The Greatest Loser in the Current War

The greatest loser in the current war is not Iran, nor the United States, nor Israel. It is the GCC countries. They have learned that the American airmen and planes they hosted could not always protect them from Iranian missiles and drones, but their presence in GCC countries was all the excuse Iran needed to bomb those countries. Now they are wondering whether to have the Americans continue to stay in their countries, given that the American bases have become important targets of Iranian attacks, or to ask them to leave, which means those countries will no longer have American protection right on site.

When a $2 million dollar missile has to intercept an Iranian drone costing $40,000, eventually such interceptions become economically unsustainable.

While the GCC nations, especially the UAE and Saudi Arabia, have threatened to retaliate directly against Iran, they have not done so as yet. They are afraid of antagonizing Iran still further, and are hoping, by keeping their heads down, that Iran will stop attacking them and concentrate its attacks, using missiles and drones, on the U.S. and Israel. It is clear that the Iranians have had no qualms about attacking fellow Muslim states, and are likely to continue attacking the GCC nations that are incapable of striking back.

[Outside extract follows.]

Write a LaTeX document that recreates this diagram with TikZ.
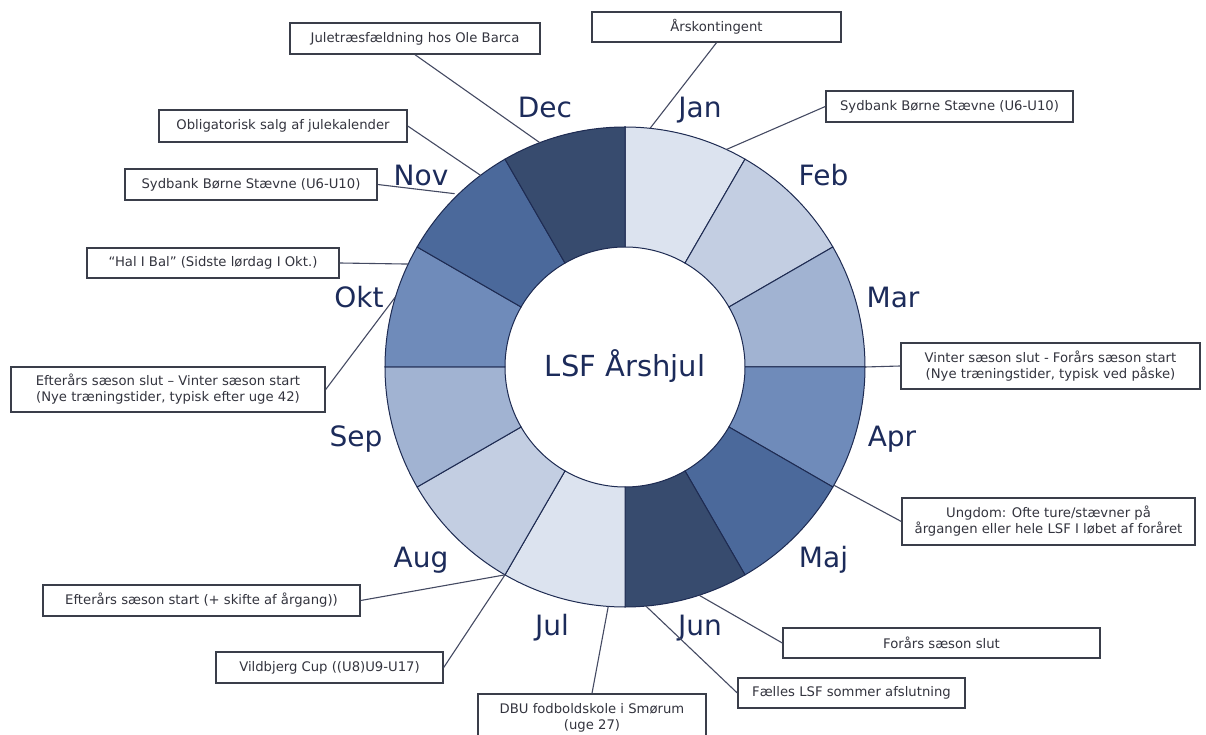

The Iranians have managed to keep launching ballistic missiles at the Gulf states; they may have many more of these missiles than either the US or Israeli defense analysts had realized at the beginning of the war. But at this point, in mid-April, it seems that the Americans have seized the initiative in the Strait of Hormuz. Instead of pleading with Iran to reopen the Strait to international shipping, Trump has ordered American warships to blockade all Iranian ports on the Gulf, so that Iran, too, like the Arab oil states that can no longer use the Strait of Hormuz, won’t be able to ship its oil anywhere, and the Islamic Republic’s total economic collapse should soon follow.

The Iranian leaders are confused, scared, full of hollow bravado, while they wonder who among them will Israel assassinate next. Iran’s command-and-control centers are largely destroyed, and it is entirely unclear who is now running things in the public absence of Mojtaba Khamenei, who hasn’t been seen since Mojtaba’s father, the Supreme Leader Ali Khamenei, was killed. It is believed that his face is now too deformed to have him appear in public. Despite the Iranian leaders’ seeming confidence, the more realistic among them must know that both Israel and the United States have badly battered their military. “In the Gulf, states are ‘paying the price’ for a war they didn’t start,” by Lucia Stein and Tim Swanston, ABC.net.au

Atlantic Council distinguished fellow Brett McGurk, who has served in top national security roles under administrations of both US political parties, said to “take a signal” from what Iran was doing with its “significant missile and drone launches.”

“They’re trying to send a signal to the Gulf states: There’s a new equation here, and it favours us,” he told CNN.

The “equation” to which Brett McGurk alludes is this: the expense of intercepting Iran’s drone swarms and ballistic missiles, of which it still has many more than initially believed by the Pentagon, is many times greater than the cost of those interceptors. Gradually the cost of such an asymmetric war will become apparent, and the anti-war sentiment in the United States is then likely to explode. The American people are keenly aware of the more than four trillion dollars the U.S. spent on the two senseless and expensive wars in Afghanistan and Iraq. Both these wars ended in ultimate defeat for America. The Taliban again control Afghanistan, and an Iraqi regime hostile to America, one that hosts the Iran-linked terror group Kata’ib Hezbollah, now rules in Baghdad.

Iran has lost not just most of its store of ballistic missiles, its ballistic missile plants, and its nuclear enrichment facilities in Natanz, Fordow, and Isfahan. It has also lost the trust of every single one of its Gulf Arab neighbors. Even Iran’s former friend Qatar, having been hit hard by Iranian missiles and drones, now sees Iran as an enemy.

Now Iran is demanding “compensation” from five Arab states — Saudi Arabia, the UAE, Qatar, Kuwait, and Jordan — for the damage that has been done to Iran’s infrastructure, not by those countries directly, but by the Americans who have military bases in those countries. Of course there is not the slightest chance any of the five will pay a dime to Tehran.

Iran now stands alone in the Gulf, having earned the mistrust and hatred of all of its neighbors. And it is hard to see how it will ever recover.